Генерал Шерманн, именем которого был назван американский танк времен второй мировой войны, прославился и своей жестокостью. В ходе гражданской войны в США 1861-1865 годов он систематически опустошал Юг. Он убеждал своих офицеров, что война должна «приносить бедствия и разрушение, категории вины и невиновности здесь неприемлемы. Война не обходится без убитых и мародеров, иначе это не война, а маскарад».[13]
Так что Гитлер не был одинок, и он также оставил потомкам свое мнение о роли жестокости в истории. 22 августа 1942 года он поразил слушателей познаниями в истории: «Когда белые впервые достигли Передней Индии, они обнаружили городскую стену, выложенную из человеческих черепов. Не Кортес научил мексиканцев жестокости, они прекрасно справлялись и до него: более чем у 20 тысяч человек были вырваны сердца во время жертвоприношений».
Однажды он заявил, что к историческим явлениям нельзя подходить с мерками буржуазной морали. Уголовный кодекс применим к магазинным воришкам, брачным аферистам и мошенникам, но не к историческим деятелям.
Флорентийский философ эпохи Ренессанса Макиавелли советовал своему государю не обращать внимания на угрызения совести. Этическая сфера государственного деятеля лежит «за пределами сферы обычной морали как целый мир, замкнутый сам в себе».[14] Гегель восторгался «действительностью, где господствует сила» и без чрезмерной сентиментальности утверждал: «Великая личность, утвердив свое господство, иногда давит беззащитный цветок, который оказался у нее на дороге». («Лекции по философии истории».)
Этого мнения придерживался и Гитлер. Вечером 24 августа 1942 года он заявил, что Сталин, конечно, бестия, «но все же выдающаяся по масштабу». Когда кто-то назвал Сталина «бывшим грабителем банков», фюрер встал на его защиту, «сразу же пояснив, что Сталин грабил банки не для личной выгоды, но как революционер, добывая деньги на нужды коммунистического движения».[15] Во имя великой цели допустимо даже убийство, но только для того, кто имеет на это право. Вследствие этого в третьем рейхе было строго запрещено убивать евреев для сведения личных счетов или из садистских побуждений. Гиммлер издал директиву, по которой любой эсэсовец, присвоивший себе хотя бы марку из конфискованной еврейской собственности, подлежал немедленному уничтожению.[16]
Этот приказ действовал. Так, за сокрытие 200 тысяч марок и казнь трех заключенных, которые могли бы стать опасными свидетелями, 5 апреля 1945 года комендант Бухенвальда оберштурмбаннфюрер Карл Кох был расстрелян в собственном концлагере.[17] Когда раскрылся еще один факт коррупции, Гиммлер не ограничился увещеваниями, и коменданта голландского лагеря Херцогенбуш Карла Хмилекски постигла та же участь. За воровство бриллиантов он был отправлен в Дахау.

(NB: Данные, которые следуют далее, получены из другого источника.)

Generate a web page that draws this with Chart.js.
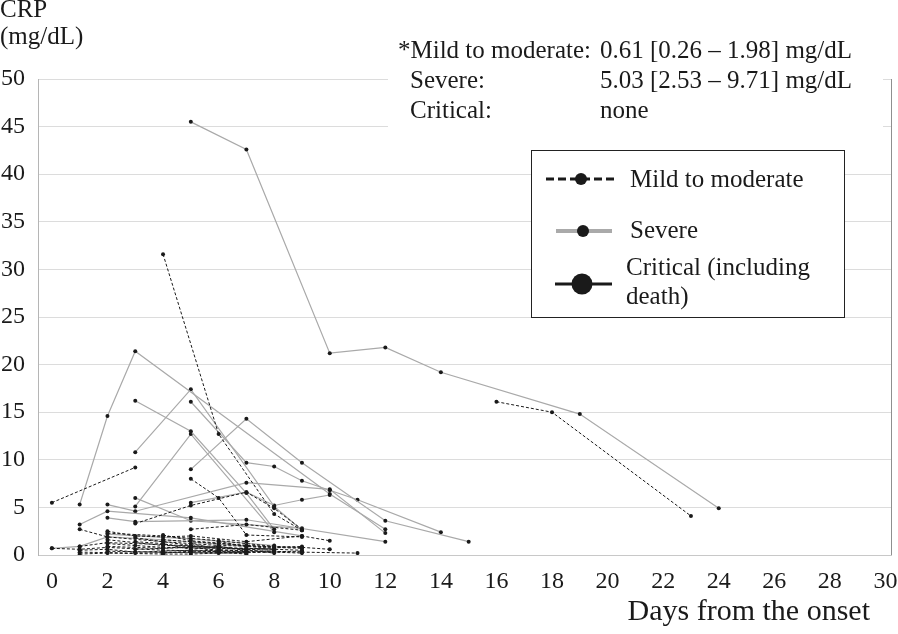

Однако, как это всегда бывает, у самого государства были развязаны руки. Гитлер запретил называть Карла Великого «палачом саксов». Карл должен был «применять жесткие меры», чтобы сплотить воедино германские племена. По мнению фюрера, правители Германской империи не были деспотами. Гитлер считал Вильгельма Телля «швейцарским бандитом» и во время войны запретил исполнение одноименной драмы Шиллера как призывающей к бунту. Примерно так же думал и Наполеон: чтобы приготовить омлет, нужно разбить яйца. Этот ряд циников замыкает Эйхманн: сотня убитых евреев — это несчастье, но миллионы убитых евреев — это уже статистика.
29 августа 1942 года, предаваясь философским размышлениям, Гитлер сказал, что человек «по природе не является стадным животным, он становится таким только под влиянием жестоких законов… Человеческое общество можно удержать в рамках закона только при помощи железной жестокости».
Иллюзорное и лишенное всякой жалости представление Гитлера о человеке стало достоянием традиции, а аморальность и вседозволенность власти он узаконил как основу государства. Не одни только русские цари ссылались на авторитет Бога, бичуя кнутом своих подданных, другие монархи также использовали жестокость как законное право, оправдывая свои действия интересами короны. По словам Фридриха Майнеке, «меч силовой политики, которым всегда пользовалась Англия», трактовался как «карающий меч правосудия».